SET TASK:
Reproduce the listing below exactly, minus its pictures.

RECORDED DATA:
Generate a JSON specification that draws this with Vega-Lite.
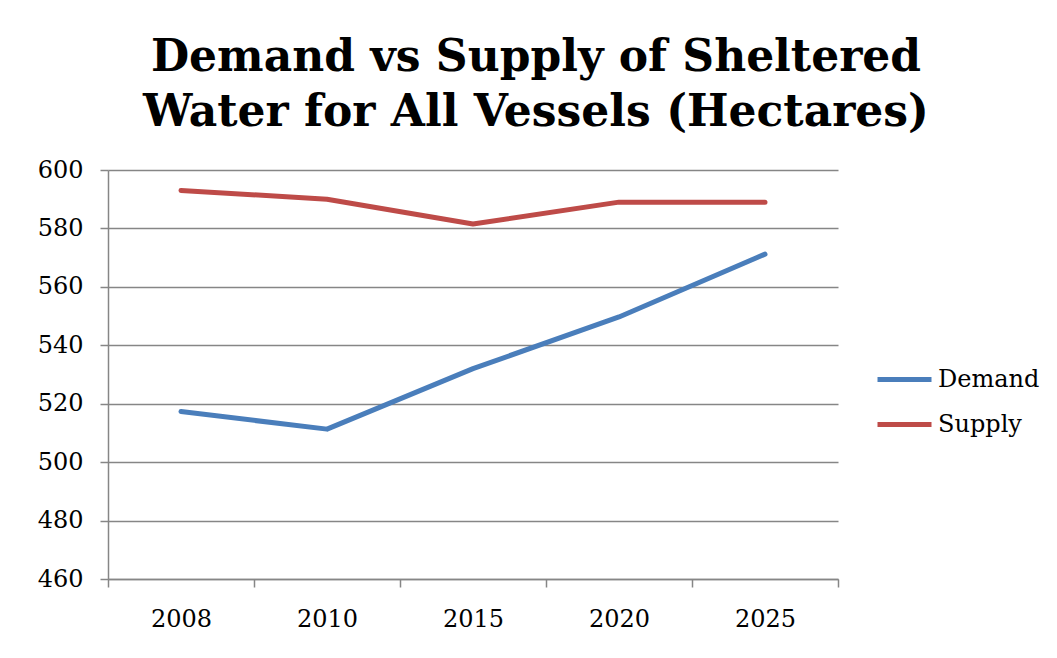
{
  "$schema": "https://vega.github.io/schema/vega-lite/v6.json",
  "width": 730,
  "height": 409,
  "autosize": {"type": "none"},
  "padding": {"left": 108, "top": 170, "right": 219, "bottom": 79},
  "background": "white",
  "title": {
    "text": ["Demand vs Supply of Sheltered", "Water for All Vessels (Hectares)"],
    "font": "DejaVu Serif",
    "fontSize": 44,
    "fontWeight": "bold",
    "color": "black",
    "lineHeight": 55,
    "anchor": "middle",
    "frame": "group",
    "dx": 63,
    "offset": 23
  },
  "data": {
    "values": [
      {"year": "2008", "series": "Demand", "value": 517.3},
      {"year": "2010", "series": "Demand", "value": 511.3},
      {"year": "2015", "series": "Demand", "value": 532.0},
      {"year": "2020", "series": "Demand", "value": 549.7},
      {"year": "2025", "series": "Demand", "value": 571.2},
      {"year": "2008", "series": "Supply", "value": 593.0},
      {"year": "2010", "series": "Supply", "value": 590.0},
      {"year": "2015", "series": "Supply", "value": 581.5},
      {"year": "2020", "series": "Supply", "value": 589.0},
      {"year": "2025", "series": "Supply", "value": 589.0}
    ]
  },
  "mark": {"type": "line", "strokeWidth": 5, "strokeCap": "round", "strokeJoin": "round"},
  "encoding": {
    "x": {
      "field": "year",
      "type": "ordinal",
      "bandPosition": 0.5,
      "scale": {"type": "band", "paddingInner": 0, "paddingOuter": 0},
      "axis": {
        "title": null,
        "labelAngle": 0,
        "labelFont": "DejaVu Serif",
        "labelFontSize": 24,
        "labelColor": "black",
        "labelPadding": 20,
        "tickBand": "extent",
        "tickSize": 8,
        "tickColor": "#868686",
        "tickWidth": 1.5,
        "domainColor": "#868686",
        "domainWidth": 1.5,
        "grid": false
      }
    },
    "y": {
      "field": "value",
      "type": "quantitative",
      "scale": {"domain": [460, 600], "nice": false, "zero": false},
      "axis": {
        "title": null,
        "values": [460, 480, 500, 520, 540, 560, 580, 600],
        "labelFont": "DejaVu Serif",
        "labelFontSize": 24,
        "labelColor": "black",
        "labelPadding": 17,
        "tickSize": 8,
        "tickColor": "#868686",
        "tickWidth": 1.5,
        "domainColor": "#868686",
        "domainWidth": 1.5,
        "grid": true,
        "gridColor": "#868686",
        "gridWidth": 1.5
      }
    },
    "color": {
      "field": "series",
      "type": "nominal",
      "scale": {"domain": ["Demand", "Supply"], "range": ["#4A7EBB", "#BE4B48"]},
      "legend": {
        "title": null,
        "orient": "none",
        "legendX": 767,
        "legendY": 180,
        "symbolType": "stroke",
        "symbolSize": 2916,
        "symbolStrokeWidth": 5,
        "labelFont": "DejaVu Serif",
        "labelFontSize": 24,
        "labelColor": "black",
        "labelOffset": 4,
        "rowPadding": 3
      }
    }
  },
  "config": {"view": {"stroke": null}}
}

OUTPUT:
Generate a JSON specification that draws this with Vega-Lite.
{
  "$schema": "https://vega.github.io/schema/vega-lite/v6.json",
  "width": 730,
  "height": 409,
  "autosize": {"type": "none"},
  "padding": {"left": 108, "top": 170, "right": 219, "bottom": 79},
  "background": "white",
  "title": {
    "text": ["Demand vs Supply of Sheltered", "Water for All Vessels (Hectares)"],
    "font": "DejaVu Serif",
    "fontSize": 44,
    "fontWeight": "bold",
    "color": "black",
    "lineHeight": 55,
    "anchor": "middle",
    "frame": "group",
    "dx": 63,
    "offset": 23
  },
  "data": {
    "values": [
      {"year": "2008", "series": "Demand", "value": 517.3},
      {"year": "2010", "series": "Demand", "value": 511.3},
      {"year": "2015", "series": "Demand", "value": 532.0},
      {"year": "2020", "series": "Demand", "value": 549.7},
      {"year": "2025", "series": "Demand", "value": 571.2},
      {"year": "2008", "series": "Supply", "value": 593.0},
      {"year": "2010", "series": "Supply", "value": 590.0},
      {"year": "2015", "series": "Supply", "value": 581.5},
      {"year": "2020", "series": "Supply", "value": 589.0},
      {"year": "2025", "series": "Supply", "value": 589.0}
    ]
  },
  "mark": {"type": "line", "strokeWidth": 5, "strokeCap": "round", "strokeJoin": "round"},
  "encoding": {
    "x": {
      "field": "year",
      "type": "ordinal",
      "bandPosition": 0.5,
      "scale": {"type": "band", "paddingInner": 0, "paddingOuter": 0},
      "axis": {
        "title": null,
        "labelAngle": 0,
        "labelFont": "DejaVu Serif",
        "labelFontSize": 24,
        "labelColor": "black",
        "labelPadding": 20,
        "tickBand": "extent",
        "tickSize": 8,
        "tickColor": "#868686",
        "tickWidth": 1.5,
        "domainColor": "#868686",
        "domainWidth": 1.5,
        "grid": false
      }
    },
    "y": {
      "field": "value",
      "type": "quantitative",
      "scale": {"domain": [460, 600], "nice": false, "zero": false},
      "axis": {
        "title": null,
        "values": [460, 480, 500, 520, 540, 560, 580, 600],
        "labelFont": "DejaVu Serif",
        "labelFontSize": 24,
        "labelColor": "black",
        "labelPadding": 17,
        "tickSize": 8,
        "tickColor": "#868686",
        "tickWidth": 1.5,
        "domainColor": "#868686",
        "domainWidth": 1.5,
        "grid": true,
        "gridColor": "#868686",
        "gridWidth": 1.5
      }
    },
    "color": {
      "field": "series",
      "type": "nominal",
      "scale": {"domain": ["Demand", "Supply"], "range": ["#4A7EBB", "#BE4B48"]},
      "legend": {
        "title": null,
        "orient": "none",
        "legendX": 767,
        "legendY": 180,
        "symbolType": "stroke",
        "symbolSize": 2916,
        "symbolStrokeWidth": 5,
        "labelFont": "DejaVu Serif",
        "labelFontSize": 24,
        "labelColor": "black",
        "labelOffset": 4,
        "rowPadding": 3
      }
    }
  },
  "config": {"view": {"stroke": null}}
}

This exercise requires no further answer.